## AIM OF THE TASK
Without the images, write out the whole listing exactly.

## INFORMATION SUPPLIED
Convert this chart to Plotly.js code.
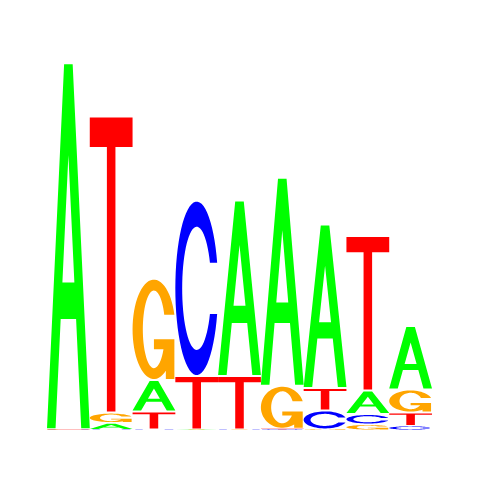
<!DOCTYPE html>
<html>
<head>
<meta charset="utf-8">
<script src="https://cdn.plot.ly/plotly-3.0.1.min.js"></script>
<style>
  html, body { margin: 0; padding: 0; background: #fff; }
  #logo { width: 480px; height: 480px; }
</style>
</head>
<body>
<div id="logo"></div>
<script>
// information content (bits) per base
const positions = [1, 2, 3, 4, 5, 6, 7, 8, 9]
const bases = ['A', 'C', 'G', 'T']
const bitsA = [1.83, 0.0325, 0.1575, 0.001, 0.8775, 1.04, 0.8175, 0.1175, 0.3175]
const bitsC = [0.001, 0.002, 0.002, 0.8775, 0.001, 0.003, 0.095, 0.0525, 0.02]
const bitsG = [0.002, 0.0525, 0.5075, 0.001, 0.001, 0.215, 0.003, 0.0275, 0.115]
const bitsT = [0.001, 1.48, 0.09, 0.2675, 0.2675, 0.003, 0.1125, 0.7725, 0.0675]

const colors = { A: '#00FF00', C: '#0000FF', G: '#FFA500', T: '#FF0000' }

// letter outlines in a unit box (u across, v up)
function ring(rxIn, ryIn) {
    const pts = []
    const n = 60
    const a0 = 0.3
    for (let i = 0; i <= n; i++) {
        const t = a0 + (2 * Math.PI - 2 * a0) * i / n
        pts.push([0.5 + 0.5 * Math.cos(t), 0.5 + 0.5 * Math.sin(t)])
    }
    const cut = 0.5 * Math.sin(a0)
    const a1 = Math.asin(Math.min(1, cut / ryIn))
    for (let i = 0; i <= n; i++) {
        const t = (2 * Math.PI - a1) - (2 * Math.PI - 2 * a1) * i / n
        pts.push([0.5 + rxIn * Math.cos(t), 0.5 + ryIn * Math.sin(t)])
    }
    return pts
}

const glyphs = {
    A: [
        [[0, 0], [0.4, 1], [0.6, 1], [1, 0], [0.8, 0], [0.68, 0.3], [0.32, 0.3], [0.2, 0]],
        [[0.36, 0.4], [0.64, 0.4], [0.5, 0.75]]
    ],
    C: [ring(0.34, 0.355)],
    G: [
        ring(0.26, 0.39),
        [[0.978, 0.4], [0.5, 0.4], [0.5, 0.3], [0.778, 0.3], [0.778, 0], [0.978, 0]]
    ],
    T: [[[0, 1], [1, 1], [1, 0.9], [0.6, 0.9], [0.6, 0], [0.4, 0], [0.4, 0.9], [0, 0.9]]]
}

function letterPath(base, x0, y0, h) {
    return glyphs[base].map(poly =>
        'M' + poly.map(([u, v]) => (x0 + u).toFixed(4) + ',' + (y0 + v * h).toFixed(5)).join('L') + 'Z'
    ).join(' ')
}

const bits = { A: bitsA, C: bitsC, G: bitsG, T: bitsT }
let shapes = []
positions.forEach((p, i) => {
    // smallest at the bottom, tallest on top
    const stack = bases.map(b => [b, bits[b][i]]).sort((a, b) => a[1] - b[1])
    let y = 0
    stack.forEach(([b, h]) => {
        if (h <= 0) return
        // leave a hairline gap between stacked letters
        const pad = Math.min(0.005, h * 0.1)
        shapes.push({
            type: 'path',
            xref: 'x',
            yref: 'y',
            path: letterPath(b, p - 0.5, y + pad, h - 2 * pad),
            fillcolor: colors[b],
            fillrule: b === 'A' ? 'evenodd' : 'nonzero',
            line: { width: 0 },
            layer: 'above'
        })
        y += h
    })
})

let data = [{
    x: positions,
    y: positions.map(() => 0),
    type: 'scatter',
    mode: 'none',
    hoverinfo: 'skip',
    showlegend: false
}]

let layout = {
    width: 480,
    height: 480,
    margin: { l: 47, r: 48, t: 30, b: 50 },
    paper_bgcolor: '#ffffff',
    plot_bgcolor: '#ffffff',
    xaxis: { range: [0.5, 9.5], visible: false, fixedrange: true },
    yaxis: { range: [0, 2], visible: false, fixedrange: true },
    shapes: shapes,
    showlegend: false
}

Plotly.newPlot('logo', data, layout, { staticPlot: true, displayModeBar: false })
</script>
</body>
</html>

## ANSWER TO THIS PROBLEM
Convert this chart to Plotly.js code.
<!DOCTYPE html>
<html>
<head>
<meta charset="utf-8">
<script src="https://cdn.plot.ly/plotly-3.0.1.min.js"></script>
<style>
  html, body { margin: 0; padding: 0; background: #fff; }
  #logo { width: 480px; height: 480px; }
</style>
</head>
<body>
<div id="logo"></div>
<script>
// information content (bits) per base
const positions = [1, 2, 3, 4, 5, 6, 7, 8, 9]
const bases = ['A', 'C', 'G', 'T']
const bitsA = [1.83, 0.0325, 0.1575, 0.001, 0.8775, 1.04, 0.8175, 0.1175, 0.3175]
const bitsC = [0.001, 0.002, 0.002, 0.8775, 0.001, 0.003, 0.095, 0.0525, 0.02]
const bitsG = [0.002, 0.0525, 0.5075, 0.001, 0.001, 0.215, 0.003, 0.0275, 0.115]
const bitsT = [0.001, 1.48, 0.09, 0.2675, 0.2675, 0.003, 0.1125, 0.7725, 0.0675]

const colors = { A: '#00FF00', C: '#0000FF', G: '#FFA500', T: '#FF0000' }

// letter outlines in a unit box (u across, v up)
function ring(rxIn, ryIn) {
    const pts = []
    const n = 60
    const a0 = 0.3
    for (let i = 0; i <= n; i++) {
        const t = a0 + (2 * Math.PI - 2 * a0) * i / n
        pts.push([0.5 + 0.5 * Math.cos(t), 0.5 + 0.5 * Math.sin(t)])
    }
    const cut = 0.5 * Math.sin(a0)
    const a1 = Math.asin(Math.min(1, cut / ryIn))
    for (let i = 0; i <= n; i++) {
        const t = (2 * Math.PI - a1) - (2 * Math.PI - 2 * a1) * i / n
        pts.push([0.5 + rxIn * Math.cos(t), 0.5 + ryIn * Math.sin(t)])
    }
    return pts
}

const glyphs = {
    A: [
        [[0, 0], [0.4, 1], [0.6, 1], [1, 0], [0.8, 0], [0.68, 0.3], [0.32, 0.3], [0.2, 0]],
        [[0.36, 0.4], [0.64, 0.4], [0.5, 0.75]]
    ],
    C: [ring(0.34, 0.355)],
    G: [
        ring(0.26, 0.39),
        [[0.978, 0.4], [0.5, 0.4], [0.5, 0.3], [0.778, 0.3], [0.778, 0], [0.978, 0]]
    ],
    T: [[[0, 1], [1, 1], [1, 0.9], [0.6, 0.9], [0.6, 0], [0.4, 0], [0.4, 0.9], [0, 0.9]]]
}

function letterPath(base, x0, y0, h) {
    return glyphs[base].map(poly =>
        'M' + poly.map(([u, v]) => (x0 + u).toFixed(4) + ',' + (y0 + v * h).toFixed(5)).join('L') + 'Z'
    ).join(' ')
}

const bits = { A: bitsA, C: bitsC, G: bitsG, T: bitsT }
let shapes = []
positions.forEach((p, i) => {
    // smallest at the bottom, tallest on top
    const stack = bases.map(b => [b, bits[b][i]]).sort((a, b) => a[1] - b[1])
    let y = 0
    stack.forEach(([b, h]) => {
        if (h <= 0) return
        // leave a hairline gap between stacked letters
        const pad = Math.min(0.005, h * 0.1)
        shapes.push({
            type: 'path',
            xref: 'x',
            yref: 'y',
            path: letterPath(b, p - 0.5, y + pad, h - 2 * pad),
            fillcolor: colors[b],
            fillrule: b === 'A' ? 'evenodd' : 'nonzero',
            line: { width: 0 },
            layer: 'above'
        })
        y += h
    })
})

let data = [{
    x: positions,
    y: positions.map(() => 0),
    type: 'scatter',
    mode: 'none',
    hoverinfo: 'skip',
    showlegend: false
}]

let layout = {
    width: 480,
    height: 480,
    margin: { l: 47, r: 48, t: 30, b: 50 },
    paper_bgcolor: '#ffffff',
    plot_bgcolor: '#ffffff',
    xaxis: { range: [0.5, 9.5], visible: false, fixedrange: true },
    yaxis: { range: [0, 2], visible: false, fixedrange: true },
    shapes: shapes,
    showlegend: false
}

Plotly.newPlot('logo', data, layout, { staticPlot: true, displayModeBar: false })
</script>
</body>
</html>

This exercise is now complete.